Managing Surface Runoff

by D. B. KRIMGOLD

RAIN OR SNOW WATER that runs off the surface of farm land instead of sinking into the soil may serve a useful purpose if it is properly managed, but it may cause great damage if it is not controlled. Many farmers and ranchers in the United States have no springs, no wells, and no streams on their land, and must depend on impounded runoff water for livestock and other purposes at all times. On the other hand, water flowing over unprotected land loosens and carries away topsoil; further damage results when this soil is deposited in stream channels and reservoirs and on valley floors and when fertile bottom land is flooded.

Our studies have shown that more of the rainfall runs off where soils are tight, shallow, and wet, vegetation is poor and thin, and rainfall is heavy and intense; and that the larger the amount of runoff water and the faster it moves, the greater is its cutting power and the greater is the load of sediment and debris it can carry. The speed with which surface water runs off a small agricultural area depends on its amount, the slope along which it flows, whether its course is straight, the size and shape of the drainage area, the number of watercourses, and whether its path is obstructed.

We have learned to reduce the amount of surface runoff by rotating crops and protecting the soil with trees and grasses and with crop residues, and by practicing contour cultivation, strip cropping, terracing, pasture furrowing, and basin listing. To limit the speed of flow and protect the soil against erosion, we use drainage terraces, diversion ditches, spillways, gullet' plugs, culverts, and channels lined with vegetation and with 'masonry. The size and cost of such structures, the space they require, and the extent to which they interfere with farming operations vary according to the quantities of water expected.

To control and make use of surface runoff from agricultural areas we must find out how much water flows off, in terms of gallons, acre-feet, or cubic feet, and how fast it flows, in terms of gallons per minute or cubic feet per second. A great part of this task has been to develop suitable instruments and procedures. Through laboratory experiments, weirs and flumes have now been developed with which we can accurately measure flows ranging from less than one-half gallon a minute to 800,000 gallons a minute. These devices can be used for measuring all flows except those carrying exceptionally heavy loads of debris.

Rates of runoff and total amount of water running off an area within a given time are calculated from the depth of water flowing over a weir or through a flume. Rate of surface runoff from a small area changes rapidly and irregularly. Therefore, to determine amounts of surface runoff from such an area we must have a record of the depth of flow for each 10-, 5-, 2-, or even 1-minute interval. A new type of water level recorder has been devised that gives a continuous record of the depth of flow to the nearest 0.01 foot for every minute. In this recorder a chart is mounted on a cylinder, which is rotated by a fast moving clockwork. A pen moved by a float rests on the chart with the result that a continuous record of depth of flow appears on the chart.
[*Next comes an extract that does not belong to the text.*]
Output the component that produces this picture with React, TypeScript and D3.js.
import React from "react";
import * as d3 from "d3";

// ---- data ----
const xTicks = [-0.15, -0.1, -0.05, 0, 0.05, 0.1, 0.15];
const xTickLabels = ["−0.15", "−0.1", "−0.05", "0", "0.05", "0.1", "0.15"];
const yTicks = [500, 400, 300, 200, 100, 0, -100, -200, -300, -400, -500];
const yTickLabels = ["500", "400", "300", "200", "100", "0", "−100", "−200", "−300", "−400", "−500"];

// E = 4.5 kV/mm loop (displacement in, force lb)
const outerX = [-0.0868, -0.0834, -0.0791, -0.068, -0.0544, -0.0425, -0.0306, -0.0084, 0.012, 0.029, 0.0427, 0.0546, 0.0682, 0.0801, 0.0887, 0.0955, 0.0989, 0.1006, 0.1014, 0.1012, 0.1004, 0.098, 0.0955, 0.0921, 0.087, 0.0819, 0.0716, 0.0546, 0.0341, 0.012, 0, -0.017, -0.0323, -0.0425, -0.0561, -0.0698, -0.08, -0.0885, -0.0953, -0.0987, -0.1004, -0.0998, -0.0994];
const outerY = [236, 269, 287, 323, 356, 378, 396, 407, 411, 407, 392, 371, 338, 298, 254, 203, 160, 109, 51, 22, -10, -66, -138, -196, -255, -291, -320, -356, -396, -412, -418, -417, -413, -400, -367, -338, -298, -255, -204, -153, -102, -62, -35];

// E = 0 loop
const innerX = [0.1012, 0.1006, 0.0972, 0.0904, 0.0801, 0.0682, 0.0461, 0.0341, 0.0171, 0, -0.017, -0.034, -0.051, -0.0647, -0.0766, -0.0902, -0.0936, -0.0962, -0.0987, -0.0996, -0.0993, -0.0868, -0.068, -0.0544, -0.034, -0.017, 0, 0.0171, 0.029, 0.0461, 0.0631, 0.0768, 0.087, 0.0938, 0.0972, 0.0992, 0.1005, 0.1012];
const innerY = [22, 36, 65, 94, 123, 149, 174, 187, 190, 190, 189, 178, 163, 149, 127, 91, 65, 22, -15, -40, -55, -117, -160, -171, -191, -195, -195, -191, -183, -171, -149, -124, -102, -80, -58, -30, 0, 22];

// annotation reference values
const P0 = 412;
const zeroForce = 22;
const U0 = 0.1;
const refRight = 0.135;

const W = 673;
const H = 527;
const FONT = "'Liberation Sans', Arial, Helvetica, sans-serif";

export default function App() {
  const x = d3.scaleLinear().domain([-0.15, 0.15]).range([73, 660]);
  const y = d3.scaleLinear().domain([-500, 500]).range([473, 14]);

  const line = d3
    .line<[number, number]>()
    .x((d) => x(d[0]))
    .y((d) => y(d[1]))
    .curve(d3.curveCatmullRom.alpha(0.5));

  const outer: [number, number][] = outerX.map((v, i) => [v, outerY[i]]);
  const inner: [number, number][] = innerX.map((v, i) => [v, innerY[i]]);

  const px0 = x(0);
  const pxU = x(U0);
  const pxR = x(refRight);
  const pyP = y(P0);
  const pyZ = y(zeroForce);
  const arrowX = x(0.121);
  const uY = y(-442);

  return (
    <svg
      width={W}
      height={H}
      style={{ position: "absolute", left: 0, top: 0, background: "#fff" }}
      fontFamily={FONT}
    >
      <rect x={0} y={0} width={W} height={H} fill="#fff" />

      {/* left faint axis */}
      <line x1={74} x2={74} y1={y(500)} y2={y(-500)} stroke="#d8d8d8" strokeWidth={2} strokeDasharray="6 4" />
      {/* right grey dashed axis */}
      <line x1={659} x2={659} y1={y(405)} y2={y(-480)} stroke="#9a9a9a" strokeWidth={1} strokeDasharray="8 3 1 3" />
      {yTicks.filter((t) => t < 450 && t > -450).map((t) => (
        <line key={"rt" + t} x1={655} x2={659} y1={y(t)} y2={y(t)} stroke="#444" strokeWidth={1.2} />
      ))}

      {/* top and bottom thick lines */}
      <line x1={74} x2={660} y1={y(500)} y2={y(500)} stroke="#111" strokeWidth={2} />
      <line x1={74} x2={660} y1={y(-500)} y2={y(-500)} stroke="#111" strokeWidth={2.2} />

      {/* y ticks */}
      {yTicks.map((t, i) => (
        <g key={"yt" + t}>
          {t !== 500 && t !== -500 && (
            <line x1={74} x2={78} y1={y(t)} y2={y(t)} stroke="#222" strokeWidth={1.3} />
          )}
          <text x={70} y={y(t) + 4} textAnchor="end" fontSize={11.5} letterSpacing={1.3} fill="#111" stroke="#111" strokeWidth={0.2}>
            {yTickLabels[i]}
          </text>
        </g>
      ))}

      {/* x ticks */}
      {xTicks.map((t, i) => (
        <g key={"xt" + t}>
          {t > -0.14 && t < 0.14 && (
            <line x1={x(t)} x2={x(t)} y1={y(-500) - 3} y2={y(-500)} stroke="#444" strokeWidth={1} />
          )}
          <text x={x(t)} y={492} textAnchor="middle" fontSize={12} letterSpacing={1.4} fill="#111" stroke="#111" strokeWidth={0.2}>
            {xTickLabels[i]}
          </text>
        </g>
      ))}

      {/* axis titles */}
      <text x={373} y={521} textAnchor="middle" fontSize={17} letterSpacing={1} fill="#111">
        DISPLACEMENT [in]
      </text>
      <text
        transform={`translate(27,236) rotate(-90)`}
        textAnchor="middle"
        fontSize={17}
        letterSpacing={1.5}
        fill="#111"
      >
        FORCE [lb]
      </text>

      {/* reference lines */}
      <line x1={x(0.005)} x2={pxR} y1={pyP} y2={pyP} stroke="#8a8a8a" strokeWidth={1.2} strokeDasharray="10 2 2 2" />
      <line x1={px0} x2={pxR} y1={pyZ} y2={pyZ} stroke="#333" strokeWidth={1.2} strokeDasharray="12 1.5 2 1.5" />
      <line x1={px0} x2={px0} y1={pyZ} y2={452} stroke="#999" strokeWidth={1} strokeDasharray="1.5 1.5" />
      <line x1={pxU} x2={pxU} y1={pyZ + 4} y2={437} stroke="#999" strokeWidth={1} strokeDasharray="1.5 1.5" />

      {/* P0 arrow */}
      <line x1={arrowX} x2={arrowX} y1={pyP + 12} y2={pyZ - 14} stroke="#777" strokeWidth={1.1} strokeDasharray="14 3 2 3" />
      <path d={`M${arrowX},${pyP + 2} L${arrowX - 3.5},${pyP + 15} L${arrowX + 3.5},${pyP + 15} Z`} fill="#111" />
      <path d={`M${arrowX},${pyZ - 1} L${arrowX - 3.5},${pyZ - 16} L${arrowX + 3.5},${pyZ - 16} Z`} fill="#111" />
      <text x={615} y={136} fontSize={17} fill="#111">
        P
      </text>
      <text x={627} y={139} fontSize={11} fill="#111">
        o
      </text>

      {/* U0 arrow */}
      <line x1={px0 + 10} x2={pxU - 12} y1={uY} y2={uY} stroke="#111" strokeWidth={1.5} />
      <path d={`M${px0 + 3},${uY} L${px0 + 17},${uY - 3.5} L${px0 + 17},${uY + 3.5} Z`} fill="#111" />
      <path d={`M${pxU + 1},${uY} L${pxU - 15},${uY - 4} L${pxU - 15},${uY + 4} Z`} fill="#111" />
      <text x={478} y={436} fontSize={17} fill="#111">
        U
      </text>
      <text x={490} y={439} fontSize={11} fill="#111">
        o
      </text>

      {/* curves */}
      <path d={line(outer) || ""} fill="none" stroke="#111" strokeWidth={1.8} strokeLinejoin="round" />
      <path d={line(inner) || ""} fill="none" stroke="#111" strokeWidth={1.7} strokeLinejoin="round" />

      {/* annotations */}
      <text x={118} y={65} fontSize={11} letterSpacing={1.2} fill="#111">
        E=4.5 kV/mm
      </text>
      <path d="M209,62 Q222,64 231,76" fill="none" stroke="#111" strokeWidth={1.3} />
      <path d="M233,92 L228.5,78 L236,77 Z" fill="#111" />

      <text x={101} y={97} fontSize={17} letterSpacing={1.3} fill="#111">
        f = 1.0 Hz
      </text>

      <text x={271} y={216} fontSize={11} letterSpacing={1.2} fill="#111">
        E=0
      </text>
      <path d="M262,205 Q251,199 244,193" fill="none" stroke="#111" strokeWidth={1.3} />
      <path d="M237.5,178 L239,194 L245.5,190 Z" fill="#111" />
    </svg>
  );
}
Since the development of adequate devices for measuring runoff from small areas, studies of runoff have been undertaken in some of the major agricultural areas of the United States, on small drainage basins of various sizes that are typical as to soils, vegetation, and other factors. Altogether, more than 100 experimental watersheds have been used.
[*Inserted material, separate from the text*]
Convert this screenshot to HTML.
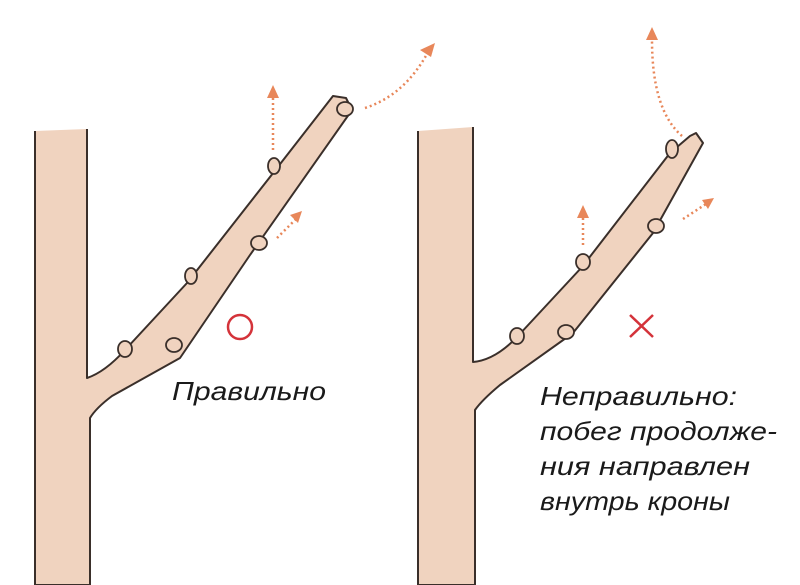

The runoff from small areas is extremely variable. A question therefore arises as to what sorts of flow should be provided for in designing control structures. When we build terraces, diversion ditches, and other structures for control of runoff, should we make them large enough to carry the greatest flows expected at any time? or should we make them only large enough to carry flows that, on an average, are expected once in 10, in 15, in 25, or in 50 years? On a small agricultural area, the farmer must ask himself which would in the long run be more economical a smaller structure that might overtop or even fail at long W intervals, or a larger one that might cost a good deal more, might occupy more land, and might interfere more with farming operations. Soil conservation structures on the farm are usually made large enough to carry flows expected once in 10 or 25 years. Occasionally, one is made large enough for the flow expected once in 50 years.

Early results of the runoff studies already mentioned showed that rainfall of a certain intensity on a certain area does not always result in the same rate of runoff; that, for instance, the most intense rainfall in 15 years on a certain area does not necessarily produce the heaviest runoff in 15 years from that area. Accordingly, in designing measures for control of runoff we use runoff records rather than rainfall records. Any reliable estimate as to how heavy a runoff should be expected from a certain area once in 10 or 25 years, for example, must be based on records of runoff over a long period. The longer the record, the more reliably can such things be estimated.